Welp, in researching this post, I discovered a similar sentiment in 2024 (It Almost Feels Like I’m Giving Up). But I have done it. Well, that’s a pronoun without a proper antecedent.
So: The Lutherans for Life annual yard sale started accepting donations yesterday, and we took 17 boxes (and one piece of furniture) in two trips up to the Trinity Lutheran Church gym. We were not the only ones to deliver on day 1: On both of our trips, we encountered several other trucks with various (smaller) loads, although there was a U-Haul rented for such an occasion that we maneuvered around on our second visit.
17 boxes. Enough for a yard sale of our own, actually, which is atypical; usually, when taking things for the Redeemer Youth Garage sale (discontinued several years ago) or the Lutherans for Life sale, we have a couple of boxes. This stack comes from a couple of sources:
- We missed last year for some reason.
- I culled children’s videos from our library. Ah, when we had young babies, I started collecting kid’s movies on home media, DVDs and videocassettes, to watch with them or to play for them to entertain them. It was a thing, you know. You hear stories about kids watching films and wearing VHS tapes out. But: When we moved to Nogglestead, the video library was downstairs, and we kept the boys upstairs most of the time because the home offices were on the lower level. AND: We had DirecTV with built-in digital video recording capabilities, so we captured Sesame Street, Yo Gabba Gabba, Word Girl, a variety of craft shows, and other PBS works on hard drives, and those were our go-to watching entertainment–or child distractions, anyway. So we did not watch most of the videos at all. So I gathered a box of the things we didn’t watch and probably won’t, even with grandchildren, but preserved others (the entire G.I. Joe cartoon series and selections from The Muppet Show and related movies, for example. But a box or a box and a half of old media.
- The children’s books that I did not reclaim and which we did not keep for grandchildren when culling my youngest son’s library in January. So two or three boxes of books.
- Things from the garage, which I have been cleaning out for…. Three years now?
Ah, gentle reader: That is what feels like giving up (as I mentioned in 2024 and will recount again). I recycled a bunch of glass and bottles back in 2024, and I did not have only one bin to go through in 2024.
About a decade or fifteen years ago, I got the notion to drill holes into plates to insert clock movements into them. I did it with a couple of kid’s plates and trays and one or more ceramic plates.

So I bought a lot of plates and trays at garage sales (and a couple of hubcaps) and made clocks out of a few of them…. But, as with many of the things I was making, I came to a ceiling of sorts: I have a short circle of people to whom I give (gave) gifts, and I really didn’t have the confidence to make an Etsy shop or rent a craft or antique mall booth. So, I shifted to another hobby or craft so to give my Christmas gift recipients some variety. And I boxed a couple of things to spring on church’s silent auctions, although we don’t tend to have those any more, either.
I also mentioned (8 years ago) etching and painting wine bottles.
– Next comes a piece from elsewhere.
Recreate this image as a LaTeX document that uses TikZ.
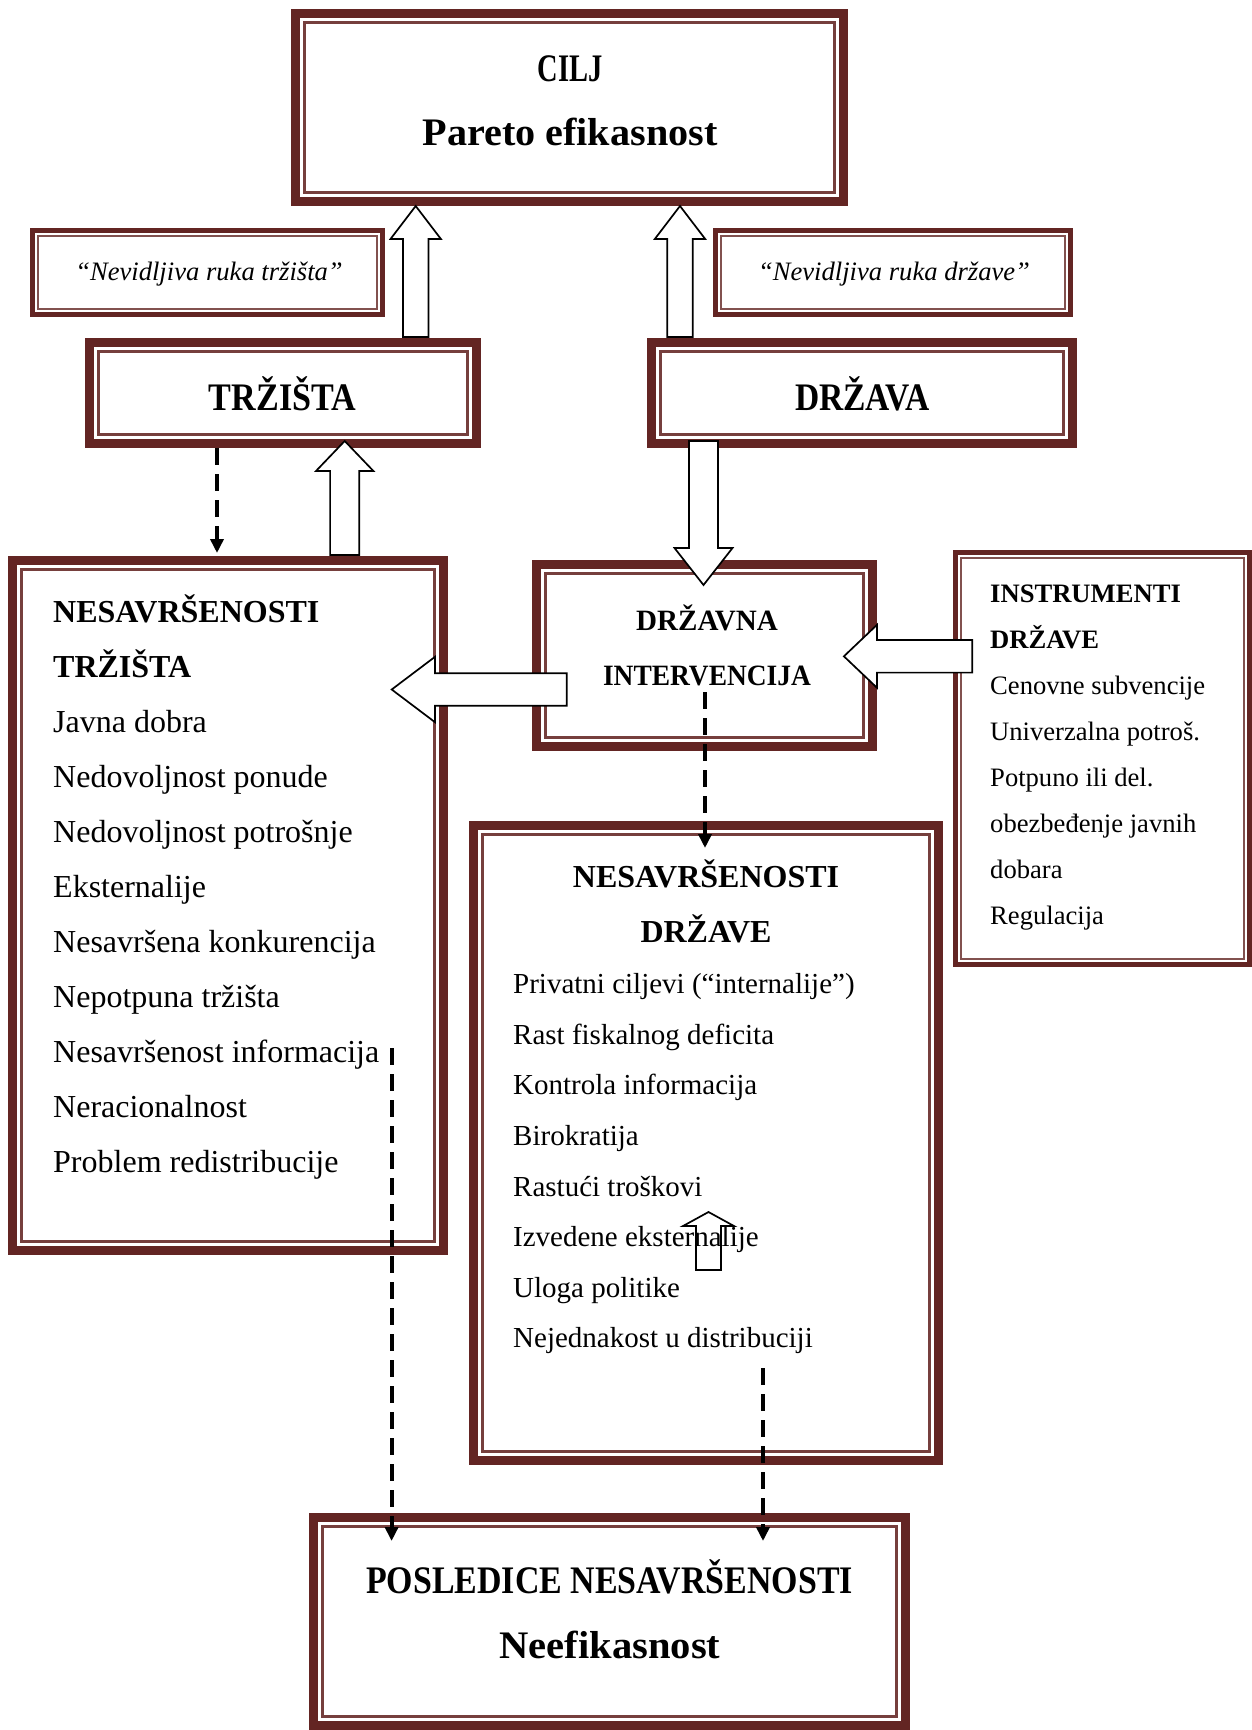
\documentclass[tikz,border=0pt]{standalone}
\usepackage{fontspec}
\usepackage{graphicx}
\setmainfont{Liberation Serif}
\usetikzlibrary{calc,arrows.meta}
\definecolor{maroon}{RGB}{99,37,35}

% bold heading text, horizontally scaled
\newcommand\hd[3]{\scalebox{#1}[1]{\fontsize{#2}{#2}\selectfont\bfseries #3}}
\newcommand\ntfont{\fontsize{32}{36}\selectfont}
\newcommand\ndfont{\fontsize{29}{33}\selectfont}
\newcommand\insfont{\fontsize{26.6}{30}\selectfont}
\newcommand\nvfont{\fontsize{26.6}{30}\selectfont\itshape}

\tikzset{
  heavybox/.style={draw=maroon, line width=9pt, inner sep=0pt, outer sep=4.5pt},
  lightbox/.style={draw=maroon, line width=5pt, inner sep=0pt, outer sep=2.5pt},
  heavyinner/.style={draw=maroon!88!white, line width=2.6pt},
  lightinner/.style={draw=maroon!80!white, line width=1.6pt},
  blockarrow/.style={draw=black, line width=1.7pt, fill=white, line join=miter},
  dasharrow/.style={draw=black, line width=4pt, dash pattern=on 17pt off 9pt,
    -{Triangle[length=14pt,width=13pt]}},
  lbl/.style={inner sep=0pt, anchor=base west},
  ttl/.style={inner sep=0pt, anchor=base},
}

% framed boxes given by their outer edges: name, x1, y1, x2, y2
\newcommand\heavybx[5]{%
  \node[heavybox, minimum width={#4-#2-9}, minimum height={#5-#3-9}] (#1)
    at ({(#2+#4)/2},{(#3+#5)/2}) {};
  \draw[heavyinner] ([shift={(13.3pt,-13.3pt)}]#1.north west)
    rectangle ([shift={(-13.3pt,13.3pt)}]#1.south east);}
\newcommand\lightbx[5]{%
  \node[lightbox, minimum width={#4-#2-5}, minimum height={#5-#3-5}] (#1)
    at ({(#2+#4)/2},{(#3+#5)/2}) {};
  \draw[lightinner] ([shift={(7.8pt,-7.8pt)}]#1.north west)
    rectangle ([shift={(-7.8pt,7.8pt)}]#1.south east);}

% hollow block arrow: start, tip, shaft half width, head half width, head length
\newcommand\barrow[5]{%
  \coordinate (bah) at ($(#2)!#5!(#1)$);
  \draw[blockarrow] ($(#1)!#3!90:(#2)$) -- ($(bah)!#3!-90:(#1)$)
    -- ($(bah)!#4!-90:(#1)$) -- (#2) -- ($(bah)!#4!90:(#1)$)
    -- ($(bah)!#3!90:(#1)$) -- ($(#1)!#3!-90:(#2)$) -- cycle;}

\begin{document}
\begin{tikzpicture}[x=1pt, y=-1pt]
\useasboundingbox (0,0) rectangle (1252,1730);
\clip (0,0) rectangle (1252,1730);

% frames
\heavybx{cilj}{291}{9}{848}{206}
\lightbx{nvt}{30}{228}{385}{317}
\lightbx{nvd}{713}{228}{1073}{317}
\heavybx{trz}{85}{338}{481}{448}
\heavybx{drz}{647}{338}{1077}{448}
\heavybx{nt}{8}{556}{448}{1255}
\heavybx{di}{532}{560}{877}{751}
\lightbx{ins}{953}{550}{1252}{967}
\heavybx{nd}{469}{821}{943}{1465}
\heavybx{pos}{309}{1513}{910}{1730}

% connector end points
\coordinate (a1s) at (415.7,337);
\coordinate (a2s) at (680,337);
\coordinate (a3s) at (344.7,555);
\coordinate (a3e) at (344.7,441);
\coordinate (a4s) at (703.5,441);
\coordinate (a4e) at (703.5,585);
\coordinate (a5s) at (566.7,689.5);
\coordinate (a5e) at (391.7,689.5);
\coordinate (a6s) at (972.3,656.3);
\coordinate (a6e) at (843.9,656.3);
\coordinate (a7s) at (708.5,1270);
\coordinate (a7e) at (708.5,1212);

% block arrows
\barrow{a1s}{a1s |- cilj.south}{12.8pt}{25.2pt}{33pt}
\barrow{a2s}{a2s |- cilj.south}{12.8pt}{25.2pt}{33pt}
\barrow{a3s}{a3e}{14.6pt}{28.7pt}{30pt}
\barrow{a4s}{a4e}{14.5pt}{29pt}{37pt}
\barrow{a5s}{a5e}{16.2pt}{32.7pt}{43.3pt}
\barrow{a6s}{a6e}{16.3pt}{31.4pt}{33pt}
\barrow{a7s}{a7e}{12.5pt}{25.5pt}{14pt}

% titles
\node[ttl] (tcilj) at (570,81) {\hd{0.73}{39}{CILJ}};
\node[ttl] (tpareto) at (570,145) {\hd{1.03}{39}{Pareto efikasnost}};
\node[ttl] (tnvt) at (209,280.7) {\nvfont “Nevidljiva ruka tržišta”};
\node[ttl] (tnvd) at (894,280.7) {\nvfont “Nevidljiva ruka države”};
\node[ttl] (ttrz) at (282.5,410) {\hd{0.875}{39}{TRŽIŠTA}};
\node[ttl] (tdrz) at (862.5,410) {\hd{0.86}{39}{DRŽAVA}};
\node[ttl] (tdi1) at (707,630) {\hd{0.985}{29.5}{DRŽAVNA}};
\node[ttl] (tdi2) at (707,685) {\hd{0.93}{29.5}{INTERVENCIJA}};
\node[ttl] (tpos1) at (609.5,1593) {\hd{0.87}{39}{POSLEDICE NESAVRŠENOSTI}};
\node[ttl] (tpos2) at (610,1658) {\hd{1.04}{39}{Neefikasnost}};

% market failures
\node[lbl] (nt0) at (53,622) {\ntfont\bfseries NESAVRŠENOSTI};
\node[lbl] (nt1) at (53,677) {\ntfont\bfseries TRŽIŠTA};
\foreach \t [count=\i from 2] in {Javna dobra,Nedovoljnost ponude,
  Nedovoljnost potrošnje,Eksternalije,Nesavršena konkurencija,
  Nepotpuna tržišta,Nesavršenost informacija,Neracionalnost,
  Problem redistribucije}
  \node[lbl] (nt\i) at (53,{622+55*\i}) {\ntfont \t};

% government failures
\node[ttl] (nd0) at (706,887) {\ntfont\bfseries NESAVRŠENOSTI};
\node[ttl] (nd1) at (706,942) {\ntfont\bfseries DRŽAVE};
\foreach \t [count=\i from 0] in {Privatni ciljevi (“internalije”),
  Rast fiskalnog deficita,Kontrola informacija,Birokratija,
  Rastući troškovi,Izvedene eksternalije,Uloga politike,
  Nejednakost u distribuciji}
  \node[lbl] (ndl\i) at (513,{993.7+50.6*\i}) {\ndfont \t};

% instruments
\node[lbl] (in0) at (990,602) {\insfont\bfseries INSTRUMENTI};
\node[lbl] (in1) at (990,648) {\insfont\bfseries DRŽAVE};
\foreach \t [count=\i from 2] in {Cenovne subvencije,Univerzalna potroš.,
  Potpuno ili del.,obezbeđenje javnih,dobara,Regulacija}
  \node[lbl] (in\i) at (990,{602+46*\i}) {\insfont \t};

% dashed links
\coordinate (d1s) at (217,448);
\coordinate (d1e) at (217,553);
\coordinate (d2s) at (705,692);
\coordinate (d2e) at (705,848);
\coordinate (d3s) at (391.6,1048);
\coordinate (d3e) at (391.6,1541);
\coordinate (d4s) at (763,1368);
\coordinate (d4e) at (763,1541);
\draw[dasharrow] (d1s) -- (d1e);
\draw[dasharrow] (d2s) -- (d2e);
\draw[dasharrow] (d3s) -- (d3e);
\draw[dasharrow] (d4s) -- (d4e);
\end{tikzpicture}
\end{document}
Well, I also accrued many clear vases, wine glasses, and other clear glass to work on. And…. Well, I donated them to the Lutherans for Life yard sale. After a decade or so in the garage, they were covered with dust and cobwebs. And I did not take time to clean them.
I had gathered a lot of frames for various things. I had made pressed flowers from the gardens of Nogglestead with a mirror background (cut down from a mirrored tile or small mirror), so I bought a bunch of frames, expecting I would make many other things like the gift I gave to Gloria after she came to visit–and which she sent back shortly before she died. But I didn’t, and those microwave-pressed flowers have faded on the parlor wall since. But I had boxes of frames and shadowboxes and small mirrors.
Ah, gentle reader, as I rummaged through the boxes, pre-rummaging for the rummage salers to come, I wanted to keep all of it.
But I didn’t. I packed several boxes of frames and of glassware for the garage sale. A box or two of oddball plates I’d accumulated, some with thrift store prices written on them or garage sale stickers.
I did keep the wood, the plaques, and the various articles I bought for woodburning. I saved the mirrors because I might want to put them in technological devices in the future. And I saved some frames because I might use them (and because I would have had to move the electric smoker to get to bottom shelf, and I didn’t have time for that yesterday).
Who knows? Perhaps the room in the garage will give me time to work on projects. I think my beautiful wife would like to park a second vehicle in our three car (three cars in the middle 1980s, so three small cars) garage.
But, yet. So much reified potential lost. Of course, the decade and a half where these things went unused was also lost. And continue to be lost.
Until I go back later this month and buy it all back.